Ao mesmo tempo em que parece que o voto latino foi dividido, devemos terminar de entender esse fenômeno, dado o discurso ultrarreacionário de Trump em relação aos imigrantes. O voto negro foi obviamente expresso ao lado de Kamala Harris, e houve um fenômeno que pode não ser expresso em grandes números eleitorais de repúdio a Kamala entre a juventude estudantil e a população de origem árabe pelo genocídio do povo palestino. Ainda é uma eleição muito polarizada que agrava a disfuncionalidade do imperialismo ianque, embora tenha sido finalmente resolvida com uma diferença bastante clara a favor de Trump.
O mundo vindouro é aquele que temos vindo a analisar a partir da nossa corrente: uma nova etapa de guerras, crises, revoluções, barbárie e reação. É óbvio que a situação internacional é super reacionária: Trump conseguiu a “façanha eleitoral” de ter perdido a última eleição e ainda ter vencido esta. Ele foi presidente, depois perdeu e fez um escândalo de semi-golpe no Capitólio, e agora é eleito presidente novamente, um segundo mandato que tem poucos precedentes na forma como foi dado (geralmente os mandatos de reeleição são sucessivos e os candidatos que perdem a primeira reeleição deixam a vida política).
Os céticos e os derrotistas vão chorar daqui para a eternidade. Não subestimamos nem exageramos o resultado eleitoral: o triunfo de Trump em uma eleição que concentrou o olhar do mundo é de extrema importância. Sem dúvida, reforça a continuidade da onda reacionária em nível internacional, reforça todos os monstros, o “assalto à razão”.
Trump termina por ser um fator de desequilíbrio em si mesmo, com o qual vai sacudir todas as tendências à polarização, à ruptura dos equilíbrios, à crise no centro político e levar os desenvolvimentos ao extremo. Não há dúvida sobre isso. Ele vai gerar uma reação por esquerda, também não há dúvida sobre isso, porque Trump é um provocador profissional. O clima de polarização nos Estados Unidos será e já está sendo sem precedentes históricos na memória viva.
Essa polarização, diante da impotência de tudo ser processado apenas no parlamento e nas eleições em que os republicanos parecem ser maioria, pode ser transferida para as ruas. Isso porque começa a ser feita uma experiência de que com a democracia burguesa, com as instituições clássicas da democracia imperialista estadunidense, o governo é entregue de bandeja à extrema direita. A perspectiva revolucionária é que essa experiência colabore com um setor da vanguarda de massas e das próprias massas a chegar à conclusão de que não há escolha a não ser sair às ruas, o que seria extraordinário.

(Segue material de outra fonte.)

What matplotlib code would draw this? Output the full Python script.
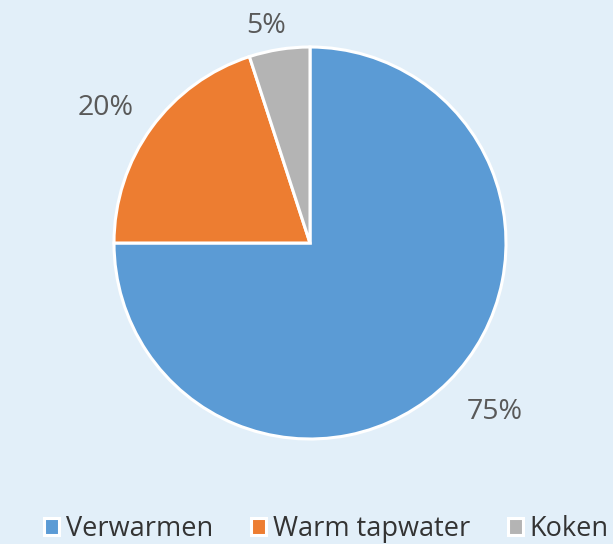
import matplotlib.pyplot as plt
import numpy as np

# data
categories = ["Verwarmen", "Warm tapwater", "Koken"]
shares = [75, 20, 5]
colors = ["#5B9BD5", "#ED7D31", "#B4B4B4"]

bg = "#E2EFF9"
text_grey = "#595959"

plt.rcParams['font.family'] = ['Open Sans', 'DejaVu Sans']

fig = plt.figure(figsize=(6.13, 5.44), dpi=100, facecolor=bg)
ax = fig.add_axes([114 / 613, 105 / 544, 392 / 613, 392 / 544])
ax.set_facecolor(bg)

wedges, texts = ax.pie(shares, colors=colors, startangle=90, counterclock=False,
                       wedgeprops=dict(edgecolor="white", linewidth=2.2),
                       radius=1)
ax.set_xlim(-1, 1)
ax.set_ylim(-1, 1)
ax.set_aspect("equal")
ax.axis("off")

# percentage labels outside the wedges, placed near each wedge's mid angle
label_dist = [1.28, 1.25, 1.13]
for w, val, d in zip(wedges, shares, label_dist):
    ang = np.deg2rad((w.theta1 + w.theta2) / 2 + 2.5)
    ax.text(d * np.cos(ang), d * np.sin(ang), f"{val}%", ha="center", va="center",
            fontsize=20.5, color=text_grey, clip_on=False)

# legend
fig.legend(wedges, categories, loc="lower center", bbox_to_anchor=(0.533, -0.043),
           ncol=3, frameon=False, fontsize=19.5, labelcolor="#333333",
           handlelength=0.55, handleheight=0.55, handletextpad=0.25, columnspacing=1.4)

plt.savefig("out.png", dpi=100, facecolor=bg)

As instituições, o regime político ianque está dando poder à extrema direita; não é por acaso que ao lado de Trump estava Elon Musk, dono da Tesla e que administra a rede X. Estão entregando o governo a uma extrema direita parlamentar, mas também extraparlamentar, sob o olhar impotente de um centro político imperialista covarde que, no mesmo estilo do “reformismo” em todo o mundo, capitula e entrega o poder e a governabilidade de bandeja. Isso também não tem precedentes desde os anos 30 do século passado, embora hoje tudo seja processado -até agora- de forma mais light.
A perspectiva é que um processo de questionamento da globalização neoliberal está chegando, mais protecionismo, mais imperialismo nacional e também mais contradições, um aumento das contradições interimperialistas e, sobretudo, enormes choques de classes.
Entre amplos setores das massas, elementos de uma consciência reacionária são fortalecidos diante da crise do mundo capitalista, mas, ao mesmo tempo, a perspectiva da tendência à radicalização por esquerda é reforçada em meio à abertura de uma etapa de crise, guerras, revoluções, reação e barbárie. Vamos, sem sobra de dúvidas, para um choque colossal. Novas revoluções socialistas estão no futuro e temos que nos preparar para elas.